Good first scopes include billing, delivery, account changes, onboarding, retention, complaints, technical support, VIP service, subscriptions, or omnichannel journeys.
Prepare:
- The Kustomer channels, queues, teams, tags, and conversation types to include
- The customer attributes, timeline events, custom objects, and statuses that should map into reports
- One QA scorecard for accuracy, empathy, resolution, compliance, documentation, and escalation
- One VoC taxonomy for topics, sentiment, root causes, effort, complaints, and churn risk
- Data handling rules for sensitive customer, account, order, payment, or identity information
Useful internal pages include Kustomer QA + VoC, Kustomer AutoQA, and Oversai pricing.
Setup Steps
A focused Kustomer rollout should preserve customer context while keeping calibration manageable.
- Select the first Kustomer scope. Choose channels, queues, teams, tags, customer segments, and conversation types.
- Authorize access. A Kustomer admin approves the connection and required permissions.
- Map metadata. Oversai maps channel, queue, team, tag, status, customer attribute, timeline event, and selected custom object fields into reporting dimensions.
- Configure AutoQA. QA leaders define criteria for answer accuracy, empathy, policy adherence, resolution quality, documentation, and escalation judgment.
- Configure VoC. CX leaders define themes such as billing confusion, product issues, delivery friction, policy complaints, onboarding gaps, retention risk, and customer effort.
- Calibrate sample conversations.

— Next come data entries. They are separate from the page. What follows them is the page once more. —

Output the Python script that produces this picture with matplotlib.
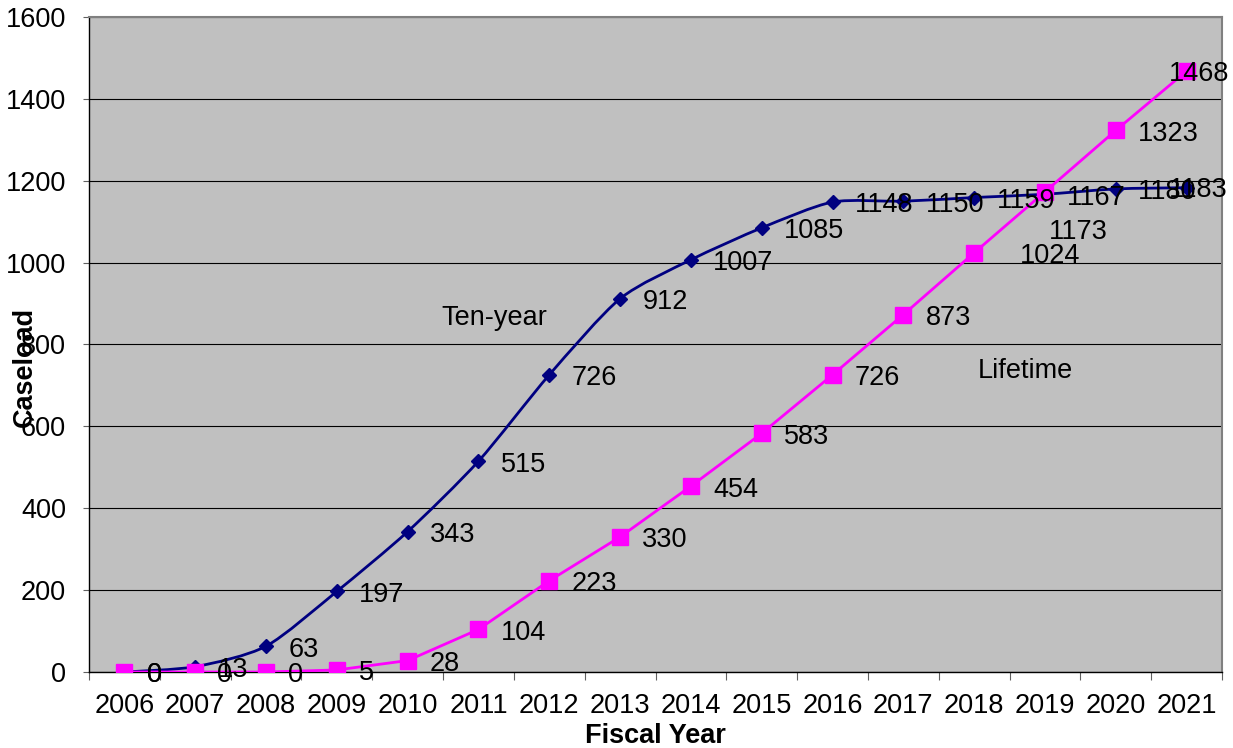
import numpy as np
import matplotlib
matplotlib.use("Agg")
from matplotlib import pyplot as plt
from matplotlib.path import Path
from matplotlib.patches import PathPatch

plt.rcParams['font.family'] = ['Liberation Sans', 'DejaVu Sans']

# Datos
years = ['2006', '2007', '2008', '2009', '2010', '2011', '2012', '2013',
         '2014', '2015', '2016', '2017', '2018', '2019', '2020', '2021']
ten_year = [0, 13, 63, 197, 343, 515, 726, 912, 1007, 1085, 1148, 1150,
            1159, 1167, 1180, 1183]
lifetime = [0, 0, 0, 5, 28, 104, 223, 330, 454, 583, 726, 873, 1024,
            1173, 1323, 1468]

navy = '#000080'
magenta = '#FF00FF'

fig = plt.figure(figsize=(12.33, 7.48), dpi=100)
ax = fig.add_axes([0.0722, 0.1016, 0.9189, 0.8757])
ax.set_facecolor('#C0C0C0')

x = np.arange(len(years)) + 0.5

# Curva suavizada (estilo Excel) para la serie de diez anios
def smooth_path(xs, ys, k=8):
    pts = np.column_stack([xs, ys]).astype(float)
    verts = [pts[0]]
    codes = [Path.MOVETO]
    n = len(pts)
    for i in range(n - 1):
        p0 = pts[i - 1] if i > 0 else pts[i]
        p1 = pts[i]
        p2 = pts[i + 1]
        p3 = pts[i + 2] if i + 2 < n else pts[i + 1]
        c1 = p1 + (p2 - p0) / k
        c2 = p2 - (p3 - p1) / k
        verts += [c1, c2, p2]
        codes += [Path.CURVE4] * 3
    return Path(verts, codes)

ax.add_patch(PathPatch(smooth_path(x, ten_year), fill=False, edgecolor=navy,
                       lw=2, zorder=3))
ax.plot(x, ten_year, ls='none', marker='D', ms=7, color=navy, zorder=4)
ax.plot(x, lifetime, color=magenta, lw=2, marker='s', ms=11, zorder=4)

# Etiquetas de datos (desplazamiento en puntos)
lab_fs = 19.5
default_off = (16, -2.5)
ten_off = {15: (-13, -2)}
life_off = {12: (33, -2.5), 13: (3, -29), 15: (-13, -2)}
for i, v in enumerate(ten_year):
    dx, dy = ten_off.get(i, default_off)
    ax.annotate(str(v), (x[i], v), xytext=(dx, dy), textcoords='offset points',
                ha='left', va='center', fontsize=lab_fs, zorder=5)
for i, v in enumerate(lifetime):
    dx, dy = life_off.get(i, default_off)
    ax.annotate(str(v), (x[i], v), xytext=(dx, dy), textcoords='offset points',
                ha='left', va='center', fontsize=lab_fs, zorder=5)

ax.text(4.98, 865, 'Ten-year', fontsize=19.5, ha='left', va='center')
ax.text(12.55, 735, 'Lifetime', fontsize=19.5, ha='left', va='center')

# Ejes
ax.set_xlim(0, len(years))
ax.set_ylim(0, 1600)
ax.set_yticks(np.arange(0, 1601, 200))
ax.yaxis.grid(True, color='black', lw=0.8)
ax.set_axisbelow(True)
ax.set_xticks(np.arange(0, len(years) + 1))
ax.set_xticklabels([])
ax.set_xticks(x, minor=True)
ax.set_xticklabels(years, minor=True)
ax.tick_params(axis='x', which='major', length=6, color='#606060', direction='out')
ax.tick_params(axis='x', which='minor', length=0, labelsize=19.5, pad=15)
ax.tick_params(axis='y', length=4.5, labelsize=19.5, color='#606060', pad=12)

for s in ['top', 'right']:
    ax.spines[s].set_color('#808080')
    ax.spines[s].set_linewidth(1.5)
for s in ['left', 'bottom']:
    ax.spines[s].set_color('black')
    ax.spines[s].set_linewidth(1)

ax.set_xlabel('Fiscal Year', fontsize=19.5, fontweight='bold', labelpad=3)
ax.set_ylabel('Caseload', fontsize=19.5, fontweight='bold')
ax.yaxis.set_label_coords(-0.045, 0.466)

fig.savefig('out.png', dpi=100, facecolor='white')
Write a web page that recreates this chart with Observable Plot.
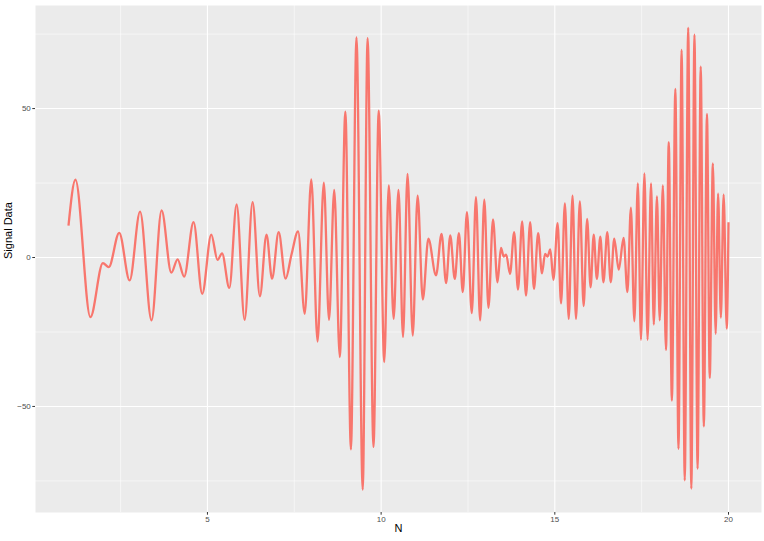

QA, operations, and support leaders review examples to tune evidence, thresholds, and human-review rules.
- Route QA Insights. Send critical failures, coaching opportunities, customer friction patterns, and root-cause themes to the right owners.
The first rollout should answer a concrete question, such as "Which journeys create avoidable effort?"
What VoC Looks Like Once Connected
Once connected, Kustomer becomes a continuous Voice of Customer source.
Oversai classifies customer language into topics, sentiment, complaint signals, product issues, churn language, repeat-contact drivers, and effort patterns. Leaders can see what customers are saying across channels while keeping the conversation tied to the broader timeline.
A CX leader might see that account-change confusion appears across chat and email. A product leader might see a repeated defect pattern tied to one customer segment. An operations leader might see that a handoff workflow creates repeat contacts after the first reply.
VoC from Kustomer is especially useful when it stays connected to customer attributes, timeline events, queues, channels, and custom objects. That context helps teams move from "customers are unhappy" to a specific segment, workflow, and root cause.
What AutoQA Looks Like Once Connected
AutoQA evaluates Kustomer conversations against the quality standards your team defines.
Common criteria include whether the agent understood the history, answered accurately, used the right context, showed empathy, resolved the issue, documented next steps, and escalated.
Oversai can also flag conversations for human review. That is useful for regulated topics, high-value customers, complaints, cancellation language, negative sentiment, repeated contacts, or journeys with several handoffs.
This gives QA teams broader coverage while keeping humans focused on judgment. Reviewers can calibrate examples, coach supervisors, and inspect exceptions.
What QA Insights Look Like Once Connected
QA Insights connect Kustomer scores to customer context.
Supervisors can compare quality by channel, queue, team, issue type, customer segment, lifecycle stage, timeline event, or custom object. CX leaders can see whether low QA scores line up with negative sentiment, repeat contacts, churn risk, unresolved issues, or workflow handoffs.
Examples:
- A retention workflow has strong tone but weak next-step ownership
- VIP customers receive fast replies but inconsistent escalation
- One customer segment shows repeated policy confusion after onboarding
- A custom object reveals product issues before they become survey themes
- A handoff between teams creates repeated contacts across channels
These insights help teams improve both agent behavior and the customer journey behind the conversation.
Example Use Cases
Kustomer teams often use Oversai to:
- Score high-volume omnichannel conversations automatically
- Detect customer effort and repeat-contact patterns across timelines
- Audit high-risk conversations for policy, compliance, and escalation quality
- Prioritize human QA reviews by risk, sentiment, and customer value
- Connect VoC themes to customer attributes, lifecycle stages, and custom objects
- Share customer feedback with product, operations, success, and leadership teams
For related strategy, read VoC taxonomy and root-cause analysis and Customer journey friction dashboards.
Bottom Line
Kustomer remains the customer service CRM and timeline workspace. Oversai becomes the intelligence layer above it.
Together, Kustomer and Oversai help CX teams move from sampled QA and fragmented feedback to continuous VoC, AutoQA, and QA Insights across full customer conversations.
Frequently Asked Questions
Does Oversai replace Kustomer?
No. Oversai works above Kustomer as a VoC, AutoQA, and QA Insights layer. Agents can keep working in Kustomer while leaders analyze quality and customer signal in Oversai.
What Kustomer data can Oversai analyze?
Oversai can analyze approved conversations, messages, customer replies, agent responses, channels, queues, teams, tags, statuses, timestamps, customer attributes, timeline context, and selected custom objects depending on scope.
Why is Kustomer useful for QA Insights?
Kustomer connects conversations to customer timelines and attributes. That context helps QA teams understand whether quality issues are isolated responses, repeated journey problems, or workflow failures.